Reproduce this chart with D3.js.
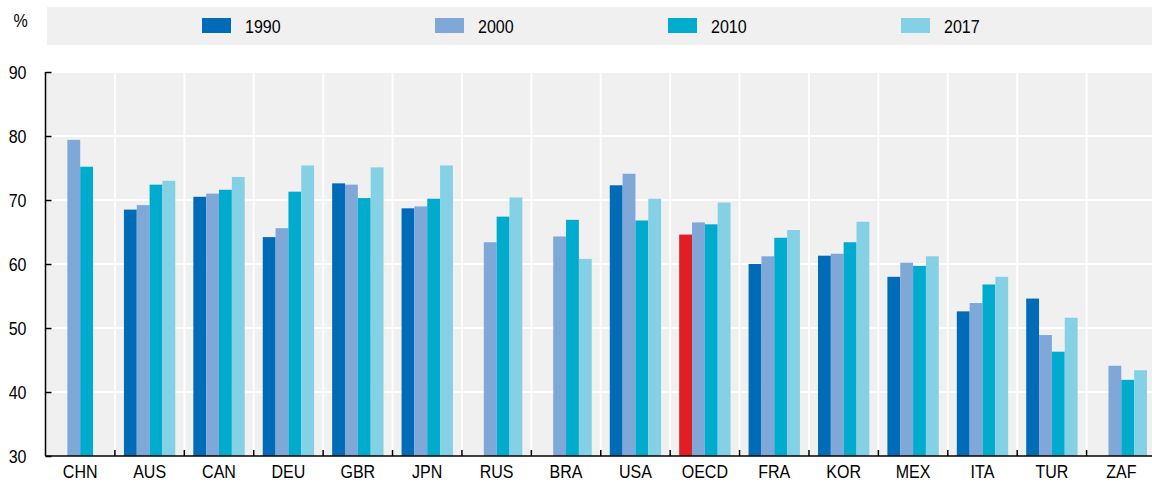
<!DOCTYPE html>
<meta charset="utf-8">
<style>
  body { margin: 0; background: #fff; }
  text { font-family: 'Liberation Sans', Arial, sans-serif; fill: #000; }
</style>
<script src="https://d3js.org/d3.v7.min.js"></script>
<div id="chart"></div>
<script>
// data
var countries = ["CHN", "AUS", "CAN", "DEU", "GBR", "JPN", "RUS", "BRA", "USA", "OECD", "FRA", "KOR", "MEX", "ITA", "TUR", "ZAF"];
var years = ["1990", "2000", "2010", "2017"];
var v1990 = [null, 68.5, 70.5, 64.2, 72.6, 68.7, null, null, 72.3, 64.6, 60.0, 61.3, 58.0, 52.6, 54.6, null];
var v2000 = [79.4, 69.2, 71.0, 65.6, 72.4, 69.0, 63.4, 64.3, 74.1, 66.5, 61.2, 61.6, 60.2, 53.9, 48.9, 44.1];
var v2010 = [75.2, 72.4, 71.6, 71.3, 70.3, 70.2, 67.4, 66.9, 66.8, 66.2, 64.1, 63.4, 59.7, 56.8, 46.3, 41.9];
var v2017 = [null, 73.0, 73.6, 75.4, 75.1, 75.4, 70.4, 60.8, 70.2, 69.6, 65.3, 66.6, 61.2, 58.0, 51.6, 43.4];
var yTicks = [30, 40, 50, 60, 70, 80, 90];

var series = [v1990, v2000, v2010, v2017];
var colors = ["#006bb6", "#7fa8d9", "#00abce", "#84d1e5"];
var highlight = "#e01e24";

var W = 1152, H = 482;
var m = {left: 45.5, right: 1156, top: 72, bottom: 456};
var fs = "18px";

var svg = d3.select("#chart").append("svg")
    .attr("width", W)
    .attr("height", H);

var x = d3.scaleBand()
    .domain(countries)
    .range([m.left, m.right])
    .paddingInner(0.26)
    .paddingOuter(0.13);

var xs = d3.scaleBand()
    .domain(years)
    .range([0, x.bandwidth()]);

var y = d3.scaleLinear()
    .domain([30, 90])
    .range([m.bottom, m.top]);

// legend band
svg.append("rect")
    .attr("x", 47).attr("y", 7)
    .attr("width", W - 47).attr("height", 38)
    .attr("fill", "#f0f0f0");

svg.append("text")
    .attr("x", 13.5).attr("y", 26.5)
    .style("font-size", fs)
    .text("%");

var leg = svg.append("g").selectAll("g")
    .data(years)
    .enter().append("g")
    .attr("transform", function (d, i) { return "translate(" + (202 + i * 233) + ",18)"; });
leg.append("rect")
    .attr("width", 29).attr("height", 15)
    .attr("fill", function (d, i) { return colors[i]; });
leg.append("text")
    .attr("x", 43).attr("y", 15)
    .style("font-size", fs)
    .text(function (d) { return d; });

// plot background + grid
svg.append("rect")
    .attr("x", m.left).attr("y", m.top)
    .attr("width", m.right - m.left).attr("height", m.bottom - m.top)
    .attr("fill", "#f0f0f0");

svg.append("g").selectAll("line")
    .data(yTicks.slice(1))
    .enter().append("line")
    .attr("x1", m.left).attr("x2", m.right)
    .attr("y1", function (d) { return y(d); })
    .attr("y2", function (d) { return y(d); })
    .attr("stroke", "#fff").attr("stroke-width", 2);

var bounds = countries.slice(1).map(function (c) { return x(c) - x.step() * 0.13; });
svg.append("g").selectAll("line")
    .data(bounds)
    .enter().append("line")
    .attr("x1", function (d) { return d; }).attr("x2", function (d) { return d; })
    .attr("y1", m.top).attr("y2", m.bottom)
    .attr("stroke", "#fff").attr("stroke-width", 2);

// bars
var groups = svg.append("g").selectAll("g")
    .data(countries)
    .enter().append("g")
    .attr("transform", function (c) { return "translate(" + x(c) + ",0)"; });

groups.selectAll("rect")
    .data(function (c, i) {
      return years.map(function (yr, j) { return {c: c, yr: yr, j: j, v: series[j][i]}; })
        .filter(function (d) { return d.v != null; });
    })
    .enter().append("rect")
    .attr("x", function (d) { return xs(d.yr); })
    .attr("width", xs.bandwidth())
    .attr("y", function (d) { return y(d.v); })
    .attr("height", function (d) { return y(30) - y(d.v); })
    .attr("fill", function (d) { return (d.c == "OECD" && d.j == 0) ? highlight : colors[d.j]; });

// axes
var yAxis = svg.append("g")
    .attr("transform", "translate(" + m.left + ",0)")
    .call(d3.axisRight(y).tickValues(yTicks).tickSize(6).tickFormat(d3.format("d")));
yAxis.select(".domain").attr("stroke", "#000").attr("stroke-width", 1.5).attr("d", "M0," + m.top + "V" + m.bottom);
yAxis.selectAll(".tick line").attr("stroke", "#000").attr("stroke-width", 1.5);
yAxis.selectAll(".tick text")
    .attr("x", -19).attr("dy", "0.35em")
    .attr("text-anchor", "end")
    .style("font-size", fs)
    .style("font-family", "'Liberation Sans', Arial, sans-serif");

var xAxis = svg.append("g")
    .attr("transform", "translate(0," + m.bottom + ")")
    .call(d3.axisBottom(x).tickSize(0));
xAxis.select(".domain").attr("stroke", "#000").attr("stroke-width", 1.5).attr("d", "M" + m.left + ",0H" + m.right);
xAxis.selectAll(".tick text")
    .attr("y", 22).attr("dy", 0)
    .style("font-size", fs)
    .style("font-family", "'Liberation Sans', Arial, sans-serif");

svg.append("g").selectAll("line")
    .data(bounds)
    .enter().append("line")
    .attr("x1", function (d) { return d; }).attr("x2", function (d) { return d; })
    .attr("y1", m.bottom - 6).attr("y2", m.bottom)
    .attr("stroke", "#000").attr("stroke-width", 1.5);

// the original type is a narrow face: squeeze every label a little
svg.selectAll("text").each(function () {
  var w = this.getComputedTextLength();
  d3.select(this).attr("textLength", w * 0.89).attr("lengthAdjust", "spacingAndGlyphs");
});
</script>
* * * * * * *
#### [EXERCISE OBJECTIVE]
Filter the data, keeping only the lines that contain "this".

#### [CORRECT RESULT]
Reproduce this chart with D3.js.
  var w = this.getComputedTextLength();
  d3.select(this).attr("textLength", w * 0.89).attr("lengthAdjust", "spacingAndGlyphs");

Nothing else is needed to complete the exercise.